Got to hand it to Nokia
The imaging division is pretty innovative. However I'm sure Microsoft HR department will be able to fix that
Nokia introduced some new imaging technology which allows your Facebook chums to interact and fiddle with the depth field on your photos while you do the same to theirs. As illustrated in a couple of examples here, you’ll be able to refocus an image after it’s been taken, choosing to highlight a foreground object or the …
So, what good does it do to have more pixels in your sensor if the light isn't focused when it arrives? My understanding was that there was some fundamentally novel chicanery going on with the way the Lytro sensor worked; I'm not seeing how what Nokia is claiming could be accomplished with a single shot of a conventional sensor, regardless of resolution...

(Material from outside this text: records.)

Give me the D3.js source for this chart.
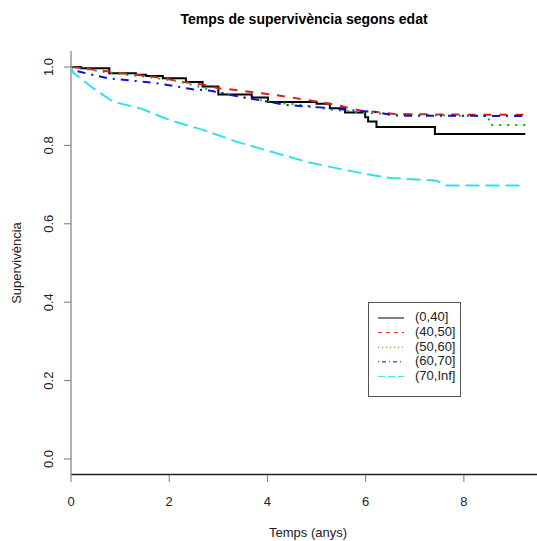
<!DOCTYPE html>
<html>
<head>
<meta charset="utf-8">
<script src="https://cdn.jsdelivr.net/npm/d3@7"></script>
<style>
  body { margin: 0; background: #fff; }
  text { font-family: "Liberation Sans", Arial, sans-serif; fill: #222; }
</style>
</head>
<body>
<div id="my_dataviz"></div>
<script>
// survival curves (time in years, survival)
var groups = ["(0,40]", "(40,50]", "(50,60]", "(60,70]", "(70,Inf]"];

var t040 = [0, 0.2, 0.78, 1.32, 1.53, 1.87, 2.34, 2.68, 3.0, 3.68, 4.01, 5.0, 5.27, 5.58, 5.99, 6.05, 6.22, 7.41, 9.25];
var s040 = [1.0, 0.997, 0.984, 0.980, 0.977, 0.971, 0.962, 0.950, 0.930, 0.922, 0.911, 0.906, 0.895, 0.884, 0.872, 0.861, 0.847, 0.829, 0.829];

var t4050 = [0, 0.3, 0.57, 1.05, 1.32, 1.8, 2.28, 2.75, 3.0, 3.44, 4.0, 4.46, 5.0, 5.41, 5.89, 6.16, 6.6, 8.5, 9.25];
var s4050 = [1.0, 0.996, 0.992, 0.984, 0.980, 0.973, 0.962, 0.954, 0.946, 0.940, 0.931, 0.923, 0.912, 0.903, 0.889, 0.886, 0.880, 0.878, 0.878];

var t5060 = [0, 0.4, 0.85, 1.53, 2.14, 2.6, 3.0, 3.71, 4.19, 4.73, 5.27, 6.02, 6.5, 8.1, 8.5, 8.53, 9.25];
var s5060 = [1.0, 0.993, 0.984, 0.975, 0.965, 0.950, 0.935, 0.918, 0.909, 0.903, 0.892, 0.883, 0.880, 0.875, 0.875, 0.852, 0.852];

var t6070 = [0, 0.1, 0.41, 0.77, 1.26, 1.66, 2.07, 2.48, 2.81, 3.09, 3.44, 3.9, 4.39, 5.07, 5.75, 6.16, 6.6, 9.25];
var s6070 = [1.0, 0.99, 0.981, 0.971, 0.965, 0.960, 0.952, 0.943, 0.940, 0.933, 0.924, 0.914, 0.903, 0.897, 0.889, 0.886, 0.876, 0.875];

var t70 = [0, 0.05, 0.45, 0.86, 1.4, 2.0, 2.7, 3.38, 4.1, 4.8, 5.4, 6.0, 6.5, 7.45, 7.62, 9.25];
var s70 = [1.0, 0.985, 0.946, 0.911, 0.895, 0.865, 0.839, 0.809, 0.783, 0.758, 0.742, 0.727, 0.717, 0.710, 0.698, 0.698];

var xTicks = [0, 2, 4, 6, 8];
var yTicks = [0, 0.2, 0.4, 0.6, 0.8, 1.0];

var series = [
  {name: groups[0], t: t040, s: s040, color: "#000000", dash: null, ldash: null, step: true},
  {name: groups[1], t: t4050, s: s4050, color: "#e41a1c", dash: "8,8", ldash: "4,4", step: false},
  {name: groups[2], t: t5060, s: s5060, color: "#1fa51f", dash: "2,6", ldash: "1,3", step: false},
  {name: groups[3], t: t6070, s: s6070, color: "#1010d0", dash: "2,6,8,6", ldash: "1,3,4,3", step: false},
  {name: groups[4], t: t70, s: s70, color: "#33e0e8", dash: "14,6", ldash: "7,3", step: false}
];

var W = 537, H = 541;
var svg = d3.select("#my_dataviz")
  .append("svg")
    .attr("width", W)
    .attr("height", H);

var x = d3.scaleLinear().domain([0, 9]).range([71, 513]);
var y = d3.scaleLinear().domain([0, 1]).range([459, 67]);

// axes lines (bty = "l")
svg.append("line")
  .attr("x1", 71).attr("x2", W).attr("y1", 474.5).attr("y2", 474.5)
  .style("stroke", "#222").style("stroke-width", 1.3);
svg.append("line")
  .attr("x1", 71).attr("x2", 71).attr("y1", 51).attr("y2", 475)
  .style("stroke", "#888").style("stroke-width", 1.3);

// X axis ticks
var gx = svg.append("g");
gx.selectAll("line").data(xTicks).enter().append("line")
  .attr("x1", function(d) { return x(d); })
  .attr("x2", function(d) { return x(d); })
  .attr("y1", 475).attr("y2", 482)
  .style("stroke", "#777");
gx.selectAll("text").data(xTicks).enter().append("text")
  .attr("x", function(d) { return x(d); })
  .attr("y", 506)
  .attr("text-anchor", "middle")
  .style("font-size", "13px")
  .text(function(d) { return d3.format("d")(d); });

// Y axis ticks
var gy = svg.append("g");
gy.selectAll("line").data(yTicks).enter().append("line")
  .attr("x1", 64).attr("x2", 71)
  .attr("y1", function(d) { return y(d); })
  .attr("y2", function(d) { return y(d); })
  .style("stroke", "#777");
gy.selectAll("text").data(yTicks).enter().append("text")
  .attr("transform", function(d) { return "translate(53," + y(d) + ") rotate(-90)"; })
  .attr("text-anchor", "middle")
  .style("font-size", "13px")
  .text(function(d) { return d3.format(".1f")(d); });

// titles
svg.append("text")
  .attr("x", 304).attr("y", 24)
  .attr("text-anchor", "middle")
  .style("font-size", "14px").style("font-weight", "bold")
  .style("fill", "#000")
  .text("Temps de supervivència segons edat");

svg.append("text")
  .attr("x", 308).attr("y", 537)
  .attr("text-anchor", "middle")
  .style("font-size", "13px")
  .text("Temps (anys)");

svg.append("text")
  .attr("transform", "translate(21,263) rotate(-90)")
  .attr("text-anchor", "middle")
  .style("font-size", "13px")
  .text("Supervivència");

// curves
series.forEach(function(sr) {
  var pts = sr.t.map(function(d, i) { return [d, sr.s[i]]; });
  var line = d3.line()
    .x(function(d) { return x(d[0]); })
    .y(function(d) { return y(d[1]); })
    .curve(sr.step ? d3.curveStepAfter : d3.curveLinear);
  svg.append("path")
    .datum(pts)
    .attr("d", line)
    .style("fill", "none")
    .style("stroke", sr.color)
    .style("stroke-width", 2)
    .style("stroke-dasharray", sr.dash);
});

// Legend
var lg = svg.append("g");
lg.append("rect")
  .attr("x", 368.5).attr("y", 302.5)
  .attr("width", 92).attr("height", 94)
  .style("fill", "#fff").style("stroke", "#555");

series.forEach(function(sr, i) {
  var ly = 318 + i * 14.6;
  lg.append("line")
    .attr("x1", 378).attr("x2", 404)
    .attr("y1", ly).attr("y2", ly)
    .style("stroke", sr.color)
    .style("stroke-dasharray", sr.ldash);
  lg.append("text")
    .attr("x", 415).attr("y", ly)
    .attr("dominant-baseline", "middle")
    .style("font-size", "13px")
    .text(sr.name);
});
</script>
</body>
</html>
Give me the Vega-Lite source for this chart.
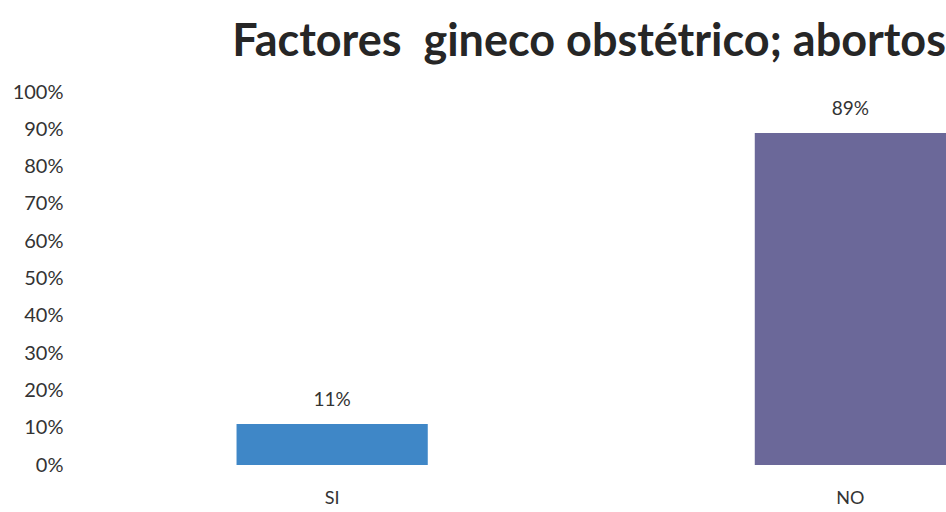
{
  "$schema": "https://vega.github.io/schema/vega-lite/v6.json",
  "autosize": "none",
  "width": 881,
  "height": 373,
  "padding": {"left": 65, "top": 92, "right": 0, "bottom": 47},
  "background": "white",
  "title": {
    "text": "Factores\u00a0 gineco obstétrico; abortos",
    "anchor": "end",
    "frame": "group",
    "font": "Lato",
    "fontWeight": "bold",
    "fontSize": 45,
    "color": "#262626",
    "baseline": "alphabetic",
    "offset": -19
  },
  "data": {
    "values": [
      {"categoria": "SI", "porcentaje": 0.11},
      {"categoria": "NO", "porcentaje": 0.89}
    ]
  },
  "encoding": {
    "x": {
      "field": "categoria",
      "type": "nominal",
      "sort": ["SI", "NO"],
      "scale": {"paddingInner": 0.631, "paddingOuter": 0.1655, "align": 1},
      "axis": {
        "title": null,
        "labelAngle": 0,
        "domain": false,
        "ticks": false,
        "labelPadding": 24,
        "labelFont": "Lato",
        "labelFontSize": 18,
        "labelColor": "#333333"
      }
    },
    "y": {
      "field": "porcentaje",
      "type": "quantitative",
      "scale": {"domain": [0, 1], "nice": false},
      "axis": {
        "title": null,
        "format": ".0%",
        "values": [0, 0.1, 0.2, 0.3, 0.4, 0.5, 0.6, 0.7, 0.8, 0.9, 1],
        "grid": false,
        "domain": false,
        "ticks": false,
        "labelPadding": 2,
        "labelFont": "Lato",
        "labelFontSize": 20,
        "labelColor": "#333333"
      }
    }
  },
  "layer": [
    {
      "mark": {"type": "bar"},
      "encoding": {
        "color": {
          "field": "categoria",
          "type": "nominal",
          "scale": {"domain": ["SI", "NO"], "range": ["#3f87c7", "#6b6899"]},
          "legend": null
        }
      }
    },
    {
      "mark": {"type": "text", "dy": -24, "font": "Lato", "fontSize": 19, "color": "#333333"},
      "encoding": {
        "text": {"field": "porcentaje", "type": "quantitative", "format": ".0%"}
      }
    }
  ],
  "config": {"view": {"stroke": null}}
}
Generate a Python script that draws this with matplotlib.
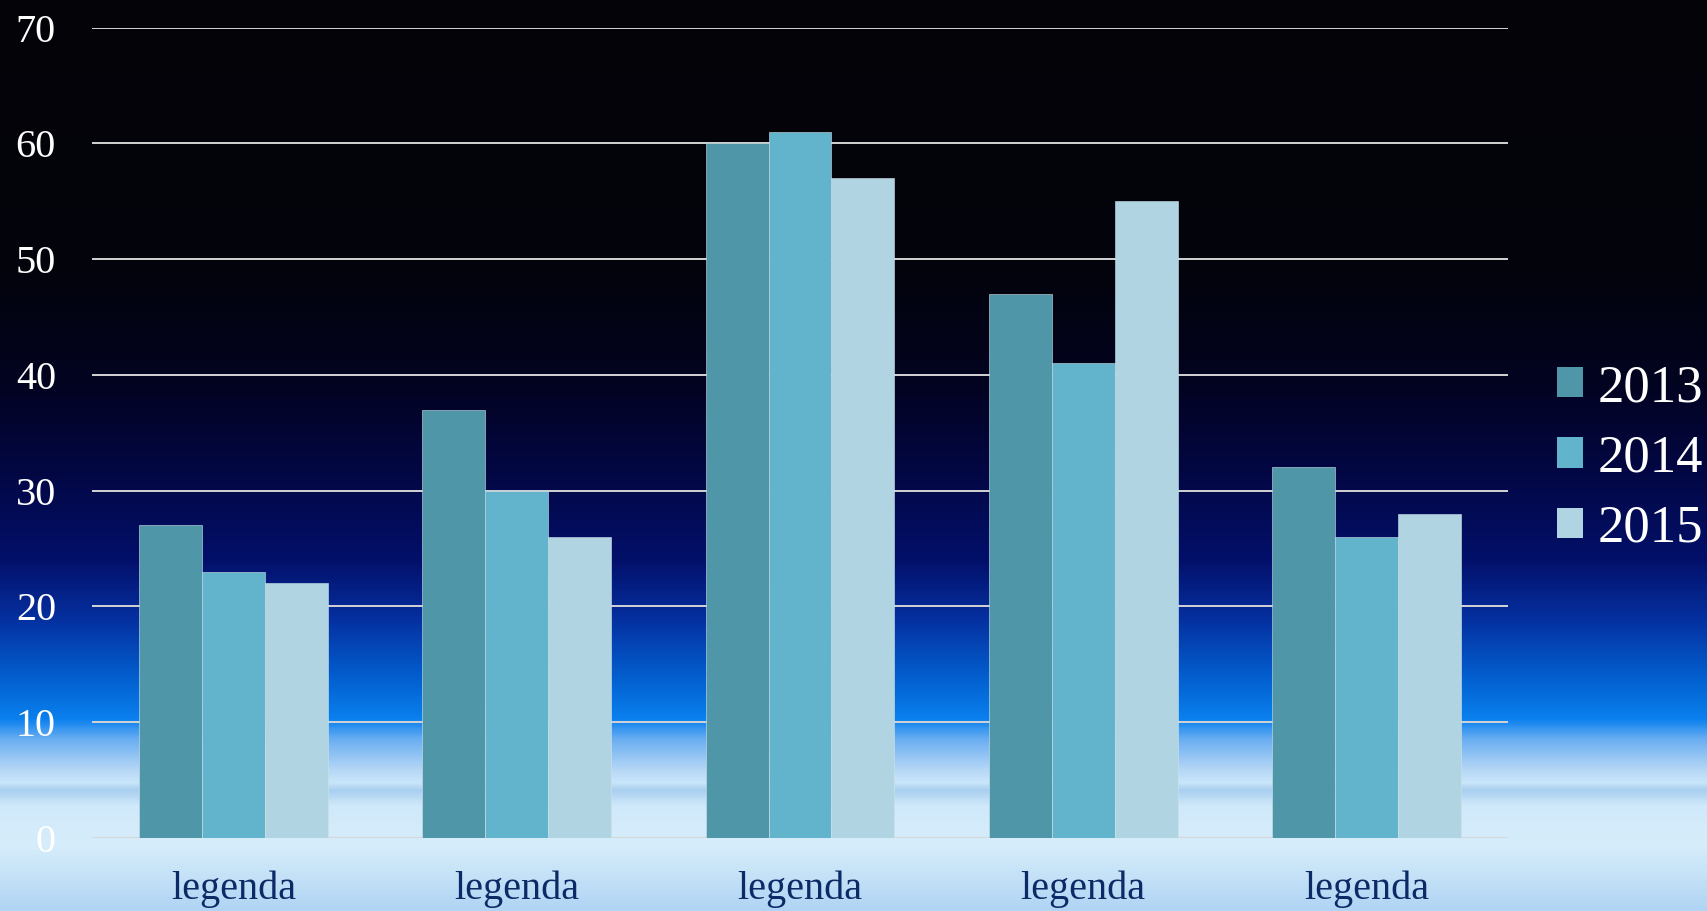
import matplotlib
matplotlib.use('Agg')
import matplotlib.pyplot as plt
import numpy as np
from matplotlib.colors import LinearSegmentedColormap
from matplotlib.patches import Patch

# 数据
categories = ['legenda', 'legenda', 'legenda', 'legenda', 'legenda']
series_names = ['2013', '2014', '2015']
values_2013 = [27, 37, 60, 47, 32]
values_2014 = [23, 30, 61, 41, 26]
values_2015 = [22, 26, 57, 55, 28]

bar_colors = ['#4f96a8', '#62b4cc', '#b0d4e2']
serif = ['Liberation Serif', 'DejaVu Serif']

fig = plt.figure(figsize=(17.07, 9.11), dpi=100)

# 背景渐变 (黑 -> 深蓝 -> 蓝 -> 天空白)
bg_stops = [
    (0.00, '#040408'),
    (0.30, '#03030c'),
    (0.42, '#020320'),
    (0.52, '#020744'),
    (0.615, '#03106a'),
    (0.68, '#0530a0'),
    (0.746, '#0360d0'),
    (0.79, '#0a80ee'),
    (0.812, '#6aaef2'),
    (0.845, '#b4d6f6'),
    (0.86, '#cae6fa'),
    (0.868, '#a8cef0'),
    (0.885, '#d0e9fa'),
    (0.93, '#d6edfa'),
    (1.00, '#b0d4f4'),
]
bg_cmap = LinearSegmentedColormap.from_list('sky', bg_stops, N=1024)
bg_ax = fig.add_axes([0, 0, 1, 1], zorder=-10)
grad = np.linspace(0, 1, 911).reshape(-1, 1)
bg_ax.imshow(grad, aspect='auto', cmap=bg_cmap, extent=[0, 1, 0, 1], origin='upper')
bg_ax.axis('off')

ax = fig.add_axes([0.0539, 0.0805, 0.8295, 0.8891])
ax.set_facecolor('none')

x = np.arange(len(categories))
width = 1 / 4.5
all_values = [values_2013, values_2014, values_2015]
for i, (name, vals) in enumerate(zip(series_names, all_values)):
    ax.bar(x + (i - 1) * width, vals, width, color=bar_colors[i], label=name,
           edgecolor='#cfe3ea', linewidth=0.4, zorder=3)

ax.set_xlim(-0.5, len(categories) - 0.5)
ax.set_ylim(0, 70)
ax.set_yticks(range(0, 71, 10))
ax.yaxis.grid(True, color='#d4d4d4', linewidth=1.4, zorder=0)
ax.set_axisbelow(True)
ax.axhline(0, color='#d8d8d8', linewidth=1.6, zorder=2)

for s in ax.spines.values():
    s.set_visible(False)
ax.tick_params(axis='both', length=0)
ax.tick_params(axis='y', pad=26, labelcolor='white', labelsize=29)
ax.tick_params(axis='x', pad=24, labelcolor='#0b2a66', labelsize=29)
ax.set_xticks(x)
ax.set_xticklabels(categories)
for lab in ax.get_xticklabels() + ax.get_yticklabels():
    lab.set_family(serif)

handles = [Patch(facecolor=c, edgecolor='none') for c in bar_colors]
leg = fig.legend(handles, series_names, loc='center left',
                 bbox_to_anchor=(0.912, 0.497), frameon=False,
                 prop={'family': serif, 'size': 38},
                 handlelength=0.5, handleheight=0.5, handletextpad=0.27,
                 labelspacing=0.42, borderpad=0, borderaxespad=0)
for t in leg.get_texts():
    t.set_color('white')

fig.savefig('out.png', dpi=100)
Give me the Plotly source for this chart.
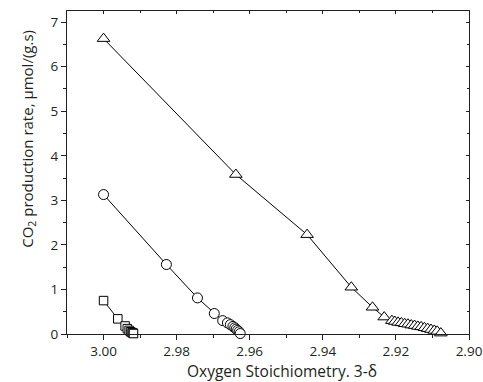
import plotly.graph_objects as go

# Square series
sq_x = [3.000, 2.9961, 2.9941, 2.9935, 2.9930, 2.9926, 2.9922, 2.9919, 2.9918]
sq_y = [0.75, 0.34, 0.18, 0.12, 0.08, 0.05, 0.03, 0.02, 0.01]

# Circle series
ci_x = [3.000, 2.9828, 2.9743, 2.9697, 2.9674, 2.9661, 2.9653, 2.9646, 2.9641,
        2.9637, 2.9633, 2.9629, 2.9626]
ci_y = [3.13, 1.56, 0.81, 0.46, 0.30, 0.25, 0.21, 0.17, 0.14, 0.11, 0.08, 0.05, 0.01]

# Triangle series
tr_x = [3.000, 2.9638, 2.9443, 2.9322, 2.9264, 2.9232, 2.9211,
        2.9203, 2.9194, 2.9185, 2.9176, 2.9167, 2.9158, 2.9149, 2.9140,
        2.9131, 2.9122, 2.9113, 2.9104, 2.9095, 2.9087, 2.9077]
tr_y = [6.63, 3.58, 2.23, 1.05, 0.60, 0.38, 0.30,
        0.28, 0.26, 0.25, 0.23, 0.22, 0.20, 0.19, 0.17,
        0.16, 0.14, 0.12, 0.10, 0.08, 0.06, 0.02]

x_tickvals = [3.00, 2.98, 2.96, 2.94, 2.92, 2.90]
x_ticktext = ["3.00", "2.98", "2.96", "2.94", "2.92", "2.90"]
y_tickvals = [0, 1, 2, 3, 4, 5, 6, 7]

x_title = "Oxygen Stoichiometry. 3-δ"
y_title = "CO<sub>2</sub> production rate, μmol/(g.s)"

FONT = "Open Sans"
INK = "#231f20"

def series(x, y, symbol, size):
    return go.Scatter(
        x=x, y=y, mode="lines+markers",
        line=dict(color="black", width=1),
        marker=dict(symbol=symbol, size=size, color="white",
                    line=dict(color="black", width=1)),
        showlegend=False, cliponaxis=False,
    )

fig = go.Figure()
fig.add_trace(series(tr_x, tr_y, "triangle-up", 11))
fig.add_trace(series(ci_x, ci_y, "circle", 10))
fig.add_trace(series(sq_x, sq_y, "square", 8.5))
# helper trace so the mirrored (top/right) axes are drawn
fig.add_trace(go.Scatter(x=[], y=[], xaxis="x2", yaxis="y2", showlegend=False))

xr = [3.01, 2.90]
yr = [0, 7.25]

common = dict(showgrid=False, zeroline=False, automargin=False,
              showline=True, linecolor=INK, linewidth=1.3)

fig.update_layout(
    width=483, height=382,
    margin=dict(l=67, r=14, t=11, b=48, autoexpand=False),
    paper_bgcolor="white", plot_bgcolor="white",
    font=dict(family=FONT, size=13, color=INK),
    xaxis=dict(
        range=xr, tickvals=x_tickvals, ticktext=x_ticktext,
        ticks="outside", ticklen=5, tickwidth=1, tickcolor=INK,
        minor=dict(dtick=0.01, ticks="outside", ticklen=3, tickcolor=INK, showgrid=False),
        tickfont=dict(size=13.5, color=INK), **common,
    ),
    yaxis=dict(
        range=yr, tickvals=y_tickvals,
        ticks="outside", ticklen=5, tickwidth=1, tickcolor=INK,
        minor=dict(dtick=0.5, ticks="outside", ticklen=3, tickcolor=INK, showgrid=False),
        tickfont=dict(size=13.5, color=INK), **common,
    ),
    xaxis2=dict(
        overlaying="x", side="top", anchor="y", range=xr,
        tickvals=x_tickvals, showticklabels=False,
        ticks="inside", ticklen=3, tickcolor=INK,
        minor=dict(dtick=0.01, ticks="inside", ticklen=2, tickcolor=INK, showgrid=False),
        **common,
    ),
    yaxis2=dict(
        overlaying="y", side="right", anchor="x", range=yr,
        tickvals=y_tickvals, showticklabels=False,
        ticks="inside", ticklen=3, tickcolor=INK,
        minor=dict(dtick=0.5, ticks="inside", ticklen=2, tickcolor=INK, showgrid=False),
        **common,
    ),
    annotations=[
        dict(text=x_title, xref="paper", yref="paper", x=0.534, y=-0.116,
             xanchor="center", yanchor="middle", showarrow=False,
             font=dict(family=FONT, size=15.5, color=INK)),
        dict(text=y_title, xref="paper", yref="paper", x=-0.099, y=0.605,
             xanchor="center", yanchor="middle", showarrow=False, textangle=-90,
             font=dict(family=FONT, size=15, color=INK)),
    ],
)

fig.write_html(
    "out.html",
    config={"displayModeBar": False},
    post_script="document.body.style.margin='0';document.body.style.padding='0';",
)
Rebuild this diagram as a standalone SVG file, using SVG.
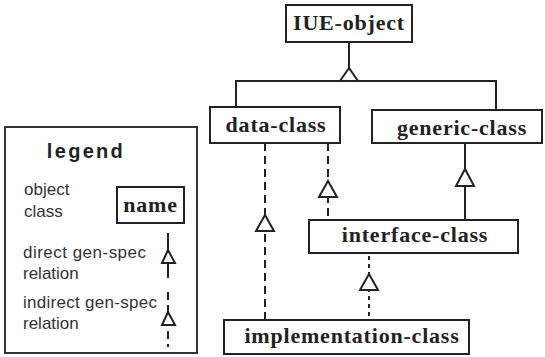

So, turns out it's a cheat - according to another bit I read, it fires off eight or ten shots, presumably at different focus settings. I'm guessing it then builds an in-focus / out-of-focus map for each shot (or maybe squashes it into a rough depth map) and crossfades between them depending on where you click.
Marketing gimmick.
Obviously they're doing a little work to match up the images, but that's pretty simple stuff. I'd guess that the higher pixel resolution may give them a leg up in determining high frequency content of a given area of the image (which is how you tell if it's in-focus - if there's a lot of high frequency content, it must be in focus; if not, it probably (but not definitely) isn't).
It's a nifty thing in and of itself, but to act like they have something special going on because of it is disingenuous at best.